Im "Buch Charles" beginnt vor der Buchmitte das Erwachsenwerden und
Erwachen, dem auch inzestuöse Episoden und ein
Entrücken innewohnen. Nach und nach überwiegt der
immer wieder in Gedanken, Worten und Werken präsente
Protagonist Charles. Wer ist er? "Charles hätte
schließlich jeder sein können (...)"
(Seite 157). Was hat er getan oder wird er noch tun? Und ist er auch
ein Geschöpf Gottes? Aus Gotland, wo ein auserwähltes
Volk im Steinbruch schuftet, sind düstere Nachrichten zu
vernehmen. Charles wird es aus dem Land im Norden in ein dystopisches
Wien führen. Dazwischen finden sich psychologische Gutachten
und Beweisfotos über die Ermordung von Dr. Greta Hanson durch
ihren Sohn Charles.
"Das Opfer, das Gott gefällt, ist ein geplagter
Geist." (Seite 347) Mit den Worten aus dem für den
Karfreitag komponierten "Miserere" von Gregorio Allegri endet der Text.

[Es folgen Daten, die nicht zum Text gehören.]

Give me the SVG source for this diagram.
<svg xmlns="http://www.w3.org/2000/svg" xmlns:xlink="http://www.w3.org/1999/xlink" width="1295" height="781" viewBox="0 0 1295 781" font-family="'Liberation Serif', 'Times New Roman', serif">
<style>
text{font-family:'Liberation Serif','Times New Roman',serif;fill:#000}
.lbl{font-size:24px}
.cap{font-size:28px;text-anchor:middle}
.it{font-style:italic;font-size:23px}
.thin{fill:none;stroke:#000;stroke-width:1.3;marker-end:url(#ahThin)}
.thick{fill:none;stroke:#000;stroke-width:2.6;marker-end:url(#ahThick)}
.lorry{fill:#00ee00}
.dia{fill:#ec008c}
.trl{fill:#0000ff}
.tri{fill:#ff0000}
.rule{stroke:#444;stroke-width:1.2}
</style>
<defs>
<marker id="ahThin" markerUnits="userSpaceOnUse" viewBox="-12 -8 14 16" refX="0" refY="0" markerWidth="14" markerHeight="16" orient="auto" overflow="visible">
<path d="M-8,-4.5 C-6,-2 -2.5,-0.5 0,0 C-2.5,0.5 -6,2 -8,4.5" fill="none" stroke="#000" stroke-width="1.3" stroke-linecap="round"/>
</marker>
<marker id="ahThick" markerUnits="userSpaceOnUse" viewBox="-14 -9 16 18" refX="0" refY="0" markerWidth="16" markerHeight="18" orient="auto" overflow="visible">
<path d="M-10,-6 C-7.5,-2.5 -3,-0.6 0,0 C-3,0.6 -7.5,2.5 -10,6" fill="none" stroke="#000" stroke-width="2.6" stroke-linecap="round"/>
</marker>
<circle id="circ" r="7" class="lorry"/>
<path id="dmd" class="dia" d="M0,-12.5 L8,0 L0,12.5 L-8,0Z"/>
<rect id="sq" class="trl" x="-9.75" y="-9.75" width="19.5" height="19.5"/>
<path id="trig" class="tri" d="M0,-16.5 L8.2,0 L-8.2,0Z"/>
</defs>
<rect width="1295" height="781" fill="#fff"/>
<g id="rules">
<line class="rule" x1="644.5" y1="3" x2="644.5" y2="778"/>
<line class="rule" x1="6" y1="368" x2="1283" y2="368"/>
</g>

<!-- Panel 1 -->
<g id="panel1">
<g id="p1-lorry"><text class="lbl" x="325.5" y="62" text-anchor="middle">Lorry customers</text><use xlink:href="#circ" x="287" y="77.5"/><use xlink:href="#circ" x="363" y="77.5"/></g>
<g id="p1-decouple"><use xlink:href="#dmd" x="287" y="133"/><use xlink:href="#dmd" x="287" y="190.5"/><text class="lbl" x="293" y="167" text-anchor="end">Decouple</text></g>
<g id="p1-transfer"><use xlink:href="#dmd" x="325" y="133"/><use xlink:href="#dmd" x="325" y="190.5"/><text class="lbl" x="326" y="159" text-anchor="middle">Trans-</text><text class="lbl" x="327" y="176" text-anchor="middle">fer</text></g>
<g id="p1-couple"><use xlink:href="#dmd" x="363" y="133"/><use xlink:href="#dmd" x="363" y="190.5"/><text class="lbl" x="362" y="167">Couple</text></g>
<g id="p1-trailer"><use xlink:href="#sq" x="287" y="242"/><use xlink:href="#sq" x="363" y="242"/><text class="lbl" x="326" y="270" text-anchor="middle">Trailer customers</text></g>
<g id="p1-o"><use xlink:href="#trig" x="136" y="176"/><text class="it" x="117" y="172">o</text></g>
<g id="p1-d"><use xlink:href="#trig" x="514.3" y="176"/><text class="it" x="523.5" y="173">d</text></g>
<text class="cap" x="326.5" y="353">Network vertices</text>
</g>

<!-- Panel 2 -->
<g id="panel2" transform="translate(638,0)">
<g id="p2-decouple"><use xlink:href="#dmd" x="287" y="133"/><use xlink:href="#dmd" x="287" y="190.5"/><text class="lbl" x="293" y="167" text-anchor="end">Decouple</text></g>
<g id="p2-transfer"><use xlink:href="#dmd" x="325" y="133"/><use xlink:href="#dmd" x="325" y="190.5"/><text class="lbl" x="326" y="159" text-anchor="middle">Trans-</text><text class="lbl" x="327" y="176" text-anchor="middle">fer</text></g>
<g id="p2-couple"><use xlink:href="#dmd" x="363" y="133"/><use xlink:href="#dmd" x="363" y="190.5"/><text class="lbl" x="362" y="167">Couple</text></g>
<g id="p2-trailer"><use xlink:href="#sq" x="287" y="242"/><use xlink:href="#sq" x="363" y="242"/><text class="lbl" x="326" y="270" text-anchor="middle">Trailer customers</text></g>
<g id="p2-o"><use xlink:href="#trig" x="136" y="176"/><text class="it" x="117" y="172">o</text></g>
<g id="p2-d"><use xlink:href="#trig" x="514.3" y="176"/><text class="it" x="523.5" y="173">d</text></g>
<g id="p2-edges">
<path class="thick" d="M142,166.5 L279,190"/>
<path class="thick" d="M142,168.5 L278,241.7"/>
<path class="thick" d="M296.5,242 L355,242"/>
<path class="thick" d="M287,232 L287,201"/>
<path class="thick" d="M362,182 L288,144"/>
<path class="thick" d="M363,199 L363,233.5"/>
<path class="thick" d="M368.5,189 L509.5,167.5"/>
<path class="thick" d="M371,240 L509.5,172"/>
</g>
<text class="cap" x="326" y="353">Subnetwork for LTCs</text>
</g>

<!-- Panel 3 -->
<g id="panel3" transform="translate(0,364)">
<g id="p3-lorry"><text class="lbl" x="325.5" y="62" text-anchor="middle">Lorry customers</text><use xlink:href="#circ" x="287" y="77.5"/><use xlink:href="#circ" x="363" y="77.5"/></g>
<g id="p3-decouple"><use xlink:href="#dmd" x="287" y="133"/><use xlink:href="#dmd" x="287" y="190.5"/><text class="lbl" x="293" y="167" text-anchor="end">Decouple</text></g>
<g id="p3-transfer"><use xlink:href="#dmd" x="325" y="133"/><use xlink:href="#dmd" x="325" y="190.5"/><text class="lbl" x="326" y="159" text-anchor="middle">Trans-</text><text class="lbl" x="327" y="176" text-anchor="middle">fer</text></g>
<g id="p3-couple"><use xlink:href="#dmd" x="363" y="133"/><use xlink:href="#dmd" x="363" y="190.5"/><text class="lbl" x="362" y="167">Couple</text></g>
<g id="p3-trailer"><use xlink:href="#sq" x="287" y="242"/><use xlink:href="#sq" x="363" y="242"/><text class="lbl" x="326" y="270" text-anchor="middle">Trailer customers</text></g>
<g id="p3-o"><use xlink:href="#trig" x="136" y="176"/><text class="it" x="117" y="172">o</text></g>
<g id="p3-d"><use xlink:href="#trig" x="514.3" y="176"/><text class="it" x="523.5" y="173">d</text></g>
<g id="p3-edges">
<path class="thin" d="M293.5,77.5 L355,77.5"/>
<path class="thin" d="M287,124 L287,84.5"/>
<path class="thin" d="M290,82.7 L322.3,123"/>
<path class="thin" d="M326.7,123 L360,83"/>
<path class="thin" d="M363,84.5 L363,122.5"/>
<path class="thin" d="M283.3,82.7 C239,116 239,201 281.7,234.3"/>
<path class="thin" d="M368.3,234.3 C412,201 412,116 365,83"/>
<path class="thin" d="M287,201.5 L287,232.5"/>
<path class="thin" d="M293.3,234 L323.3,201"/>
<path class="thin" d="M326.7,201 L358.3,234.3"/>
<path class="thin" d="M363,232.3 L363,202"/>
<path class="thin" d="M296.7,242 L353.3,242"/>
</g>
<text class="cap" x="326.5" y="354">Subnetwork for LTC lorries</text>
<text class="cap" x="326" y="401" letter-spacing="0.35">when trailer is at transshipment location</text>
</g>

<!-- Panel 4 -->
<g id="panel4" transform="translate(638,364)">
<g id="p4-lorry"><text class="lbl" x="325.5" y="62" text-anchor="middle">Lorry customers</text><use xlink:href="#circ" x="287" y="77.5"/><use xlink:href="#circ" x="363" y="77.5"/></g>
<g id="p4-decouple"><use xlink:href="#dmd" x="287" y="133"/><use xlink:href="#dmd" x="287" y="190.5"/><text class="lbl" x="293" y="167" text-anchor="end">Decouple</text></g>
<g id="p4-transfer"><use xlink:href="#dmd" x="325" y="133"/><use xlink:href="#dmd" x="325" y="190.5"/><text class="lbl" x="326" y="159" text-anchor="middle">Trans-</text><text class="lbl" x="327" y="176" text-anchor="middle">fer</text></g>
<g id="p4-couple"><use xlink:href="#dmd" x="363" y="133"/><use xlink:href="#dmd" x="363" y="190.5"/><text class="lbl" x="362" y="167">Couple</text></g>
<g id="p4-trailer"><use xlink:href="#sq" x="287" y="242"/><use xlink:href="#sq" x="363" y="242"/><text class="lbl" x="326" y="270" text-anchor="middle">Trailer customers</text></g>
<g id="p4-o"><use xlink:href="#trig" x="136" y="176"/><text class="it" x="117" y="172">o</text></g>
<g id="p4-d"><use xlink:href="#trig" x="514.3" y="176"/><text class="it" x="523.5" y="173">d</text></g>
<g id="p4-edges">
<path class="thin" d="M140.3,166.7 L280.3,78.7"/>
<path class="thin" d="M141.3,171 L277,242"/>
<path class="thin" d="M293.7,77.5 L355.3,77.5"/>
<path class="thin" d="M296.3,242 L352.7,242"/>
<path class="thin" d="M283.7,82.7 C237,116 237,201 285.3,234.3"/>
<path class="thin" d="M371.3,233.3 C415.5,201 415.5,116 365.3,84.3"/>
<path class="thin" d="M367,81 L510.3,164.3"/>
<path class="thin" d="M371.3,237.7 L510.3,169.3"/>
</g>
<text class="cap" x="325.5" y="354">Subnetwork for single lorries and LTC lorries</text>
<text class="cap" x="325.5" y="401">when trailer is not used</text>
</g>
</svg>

Aus. Aus? Für gläubige Christen folgt der Passion ein
Ostern - welches Leben, welcher Text folgt dem Roman? Kann es nach der
Apokalypse noch ein Ende geben?
Dem düster Surrealen und mythisch Grotesken hat Michael
Stavarič schon in seinen Romanen "Magma" (2008) und "Brenntage" (2011)
Wortmale geschaffen; diesmal inspirierte ihn die Bibel. Er verfasste
keine humorvolle Parodie, keine übertreibende oder
verspottende Nachahmung. Er bietet eine verwirrend neue Lesart der
Bibel, eine ironische Übertragung in die Rätsel des
Daseins eines verstört aufwachsenden jungen Mannes.
Wo Theologie
das Erahnte und Unsagbare konkretisiert, lässt
diese Literatur das Sagbare erahnen. Sind die biblischen
Erzählungen, die Stavarič in kreativer Leichtigkeit in
Kindheitserlebnisse umdeutet, literarische Überlieferung? Ist
umgekehrt jede Literatur mit Anklang ans Metaphysische gleichzeitig
auch Theologie? Oder ist die Theologie Teil der Literaturtradition? Mit
ungehörten Sprachbildern lotet Michael Stavarič augenzwinkernd
die Endlichkeit beider Disziplinen aus.
(Wolfgang Moser; 07/2017)
Michael
Stavarič: "Gotland"
Luchterhand, 2017. 352 Seiten. 21 Schwarzweißabbildungen.